For the next eight weeks a festering stillness stayed quiet, each side eying the other for the next excuse for eruption. It came on 5 July when a Catholic priest’s brother began stockpiling weapons in the cellar of Saint Philip de Neri Church in the neighborhood of Southwark. The response was immediate: thousands gathered outside demanding the surrender of all arms. The militia intervened, turning the crowd back, but the violence escalated on the seventh causing greater violence. The rioting lasted well into the night with the additional arrival of troops from other parts of Philadelphia. Though the Church remained untouched, the carnage left several more dead and wounded. As with the May riots, a grand jury once again blamed the Irish Catholics for the riots. More than two thousand Philadelphians signed an address praising the militia’s use of “lawful force which unlawful force made necessary.”
The outcome further entrenched the prejudice against the Irish and Catholics and the riots gained the national attention and its condemnation. Used as an issue in the 1844 U.S. Presidential election, the Democratic Party denouncing the growing Native American Party and the Whig Party. Irrespective of the accusations from the Democrats, in Philadelphia, the Native American Party made a strong showing in the city’s October election. From this there were fears the nativists would target New York City’s Catholic churches. It was Archbishop John Hughes who organized defenders for the churches and told the mayor that if any churches were burned, “New York would be another Moscow.”

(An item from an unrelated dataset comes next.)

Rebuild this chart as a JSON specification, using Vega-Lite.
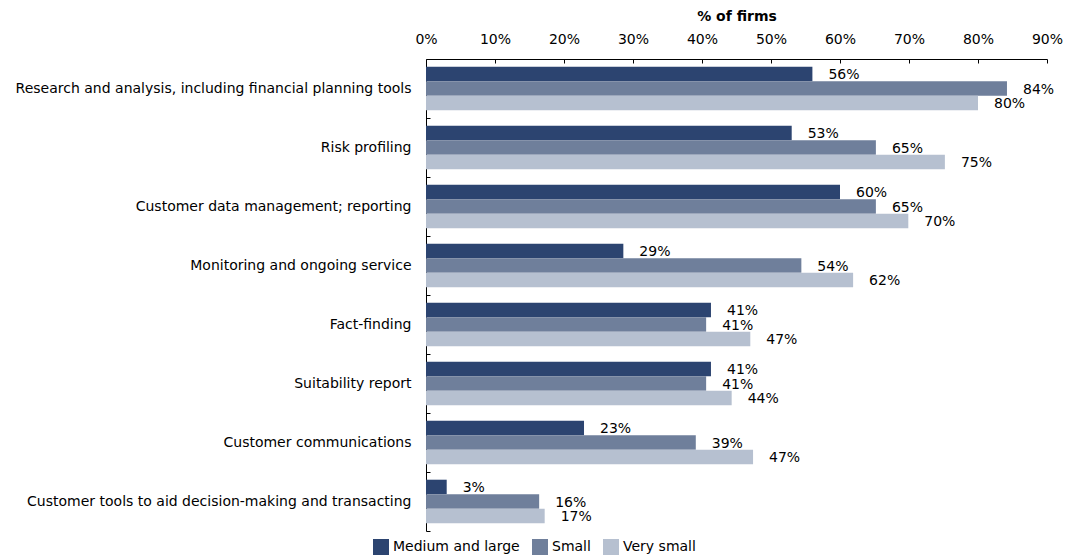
{
  "$schema": "https://vega.github.io/schema/vega-lite/v6.json",
  "autosize": {"type": "none"},
  "padding": {"left": 426, "top": 59, "right": 30, "bottom": 29},
  "width": 621,
  "height": 472,
  "config": {
    "font": "DejaVu Sans",
    "view": {"stroke": null},
    "axis": {"labelColor": "#000", "titleColor": "#000", "domainColor": "#000", "tickColor": "#000", "grid": false}
  },
  "data": {
    "values": [
      {"activity": "Research and analysis, including financial planning tools", "size": "Medium and large", "pct": 0.56},
      {"activity": "Research and analysis, including financial planning tools", "size": "Small", "pct": 0.842},
      {"activity": "Research and analysis, including financial planning tools", "size": "Very small", "pct": 0.80},
      {"activity": "Risk profiling", "size": "Medium and large", "pct": 0.53},
      {"activity": "Risk profiling", "size": "Small", "pct": 0.652},
      {"activity": "Risk profiling", "size": "Very small", "pct": 0.752},
      {"activity": "Customer data management; reporting", "size": "Medium and large", "pct": 0.60},
      {"activity": "Customer data management; reporting", "size": "Small", "pct": 0.652},
      {"activity": "Customer data management; reporting", "size": "Very small", "pct": 0.699},
      {"activity": "Monitoring and ongoing service", "size": "Medium and large", "pct": 0.286},
      {"activity": "Monitoring and ongoing service", "size": "Small", "pct": 0.544},
      {"activity": "Monitoring and ongoing service", "size": "Very small", "pct": 0.619},
      {"activity": "Fact-finding", "size": "Medium and large", "pct": 0.413},
      {"activity": "Fact-finding", "size": "Small", "pct": 0.406},
      {"activity": "Fact-finding", "size": "Very small", "pct": 0.47},
      {"activity": "Suitability report", "size": "Medium and large", "pct": 0.413},
      {"activity": "Suitability report", "size": "Small", "pct": 0.406},
      {"activity": "Suitability report", "size": "Very small", "pct": 0.443},
      {"activity": "Customer communications", "size": "Medium and large", "pct": 0.229},
      {"activity": "Customer communications", "size": "Small", "pct": 0.391},
      {"activity": "Customer communications", "size": "Very small", "pct": 0.474},
      {"activity": "Customer tools to aid decision-making and transacting", "size": "Medium and large", "pct": 0.03},
      {"activity": "Customer tools to aid decision-making and transacting", "size": "Small", "pct": 0.164},
      {"activity": "Customer tools to aid decision-making and transacting", "size": "Very small", "pct": 0.172}
    ]
  },
  "encoding": {
    "y": {
      "field": "activity", "type": "nominal", "sort": null,
      "scale": {"paddingInner": 0, "paddingOuter": 0},
      "axis": {"title": null, "bandPosition": 1, "tickSize": -4, "labelPadding": 19, "labelFontSize": 14, "labelLimit": 0}
    },
    "yOffset": {
      "field": "size", "type": "nominal", "sort": ["Medium and large", "Small", "Very small"],
      "scale": {"paddingInner": 0, "paddingOuter": 0.53}
    },
    "x": {
      "field": "pct", "type": "quantitative",
      "scale": {"domain": [0, 0.9]},
      "axis": {
        "orient": "top", "format": ".0%", "values": [0, 0.1, 0.2, 0.3, 0.4, 0.5, 0.6, 0.7, 0.8, 0.9],
        "title": "% of firms", "titleFontWeight": "bold", "titleFontSize": 14, "titlePadding": 9,
        "tickSize": -4, "labelPadding": 17, "labelFontSize": 14, "labelFlush": false, "labelOverlap": false
      }
    }
  },
  "layer": [
    {
      "mark": {"type": "bar"},
      "encoding": {
        "color": {
          "field": "size", "type": "nominal",
          "sort": ["Medium and large", "Small", "Very small"],
          "scale": {"domain": ["Medium and large", "Small", "Very small"], "range": ["#2c4470", "#6f7f9b", "#b6c0d0"]},
          "legend": {
            "title": null, "orient": "none", "direction": "horizontal", "legendX": -53, "legendY": 480,
            "symbolType": "square", "symbolSize": 256, "symbolStrokeWidth": 0, "symbolOpacity": 1,
            "labelFontSize": 14, "labelColor": "#000", "labelOffset": 4, "columnPadding": 12
          }
        }
      }
    },
    {
      "mark": {"type": "text", "align": "left", "baseline": "middle", "dx": 16, "dy": 1, "fontSize": 14, "color": "#000"},
      "encoding": {"text": {"field": "pct", "type": "quantitative", "format": ".0%"}}
    }
  ]
}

An Gorta Mor: Irish Gaelic for The Great Hunger. During the 1845-1849 Ireland lost her great resource, the one third who survived, emigrated to America, for the two thirds left behind, a million starved to death. This massive influx became the rallying cry for the weakening Nativist Party to burgeon into a leading political force. In 1852 in New York City the Know-nothing Party formally designed itself into a national organization and presence. The leaders gather all Native American groups under a single heading, the National Council of the United States of America.
Its published ritual (Article II) declared the purpose of the organization to be “to protect every American citizen in the legal and proper exercise of all his civil and religious rights and privileges; to resist the insidious policy of the Church of Rome and all other foreign influence against our republican institutions in all lawful ways; to place in all offices of honour, trust or profit in the gift of the people or by appointment none but Native American Protestant citizens.”
Article III declared “that a member must be a native-born citizen, a Protestant either born of Protestant parents or reared under Protestant influence, and not united in marriage with a Roman Catholic… no member who has a Roman Catholic wife shall be eligible to office in this order,” etc. There were several degrees of membership as there were also state, district, and territorial councils, all of them subordinate to the National Council. The organization had the usual equipment of secret signs, grips, passwords, and the like. Such were the dictates and demanded loyalty required and by its very language inciting mobs to do its bidding without any reasoned logic, criminal acts of violence went unchecked. Though their reign was brief politically, only the years from 1851-1855, the damage to Catholics barely warrants a footnote. Yet the record is not obliterated, for the evidence is readily found provided if one digs.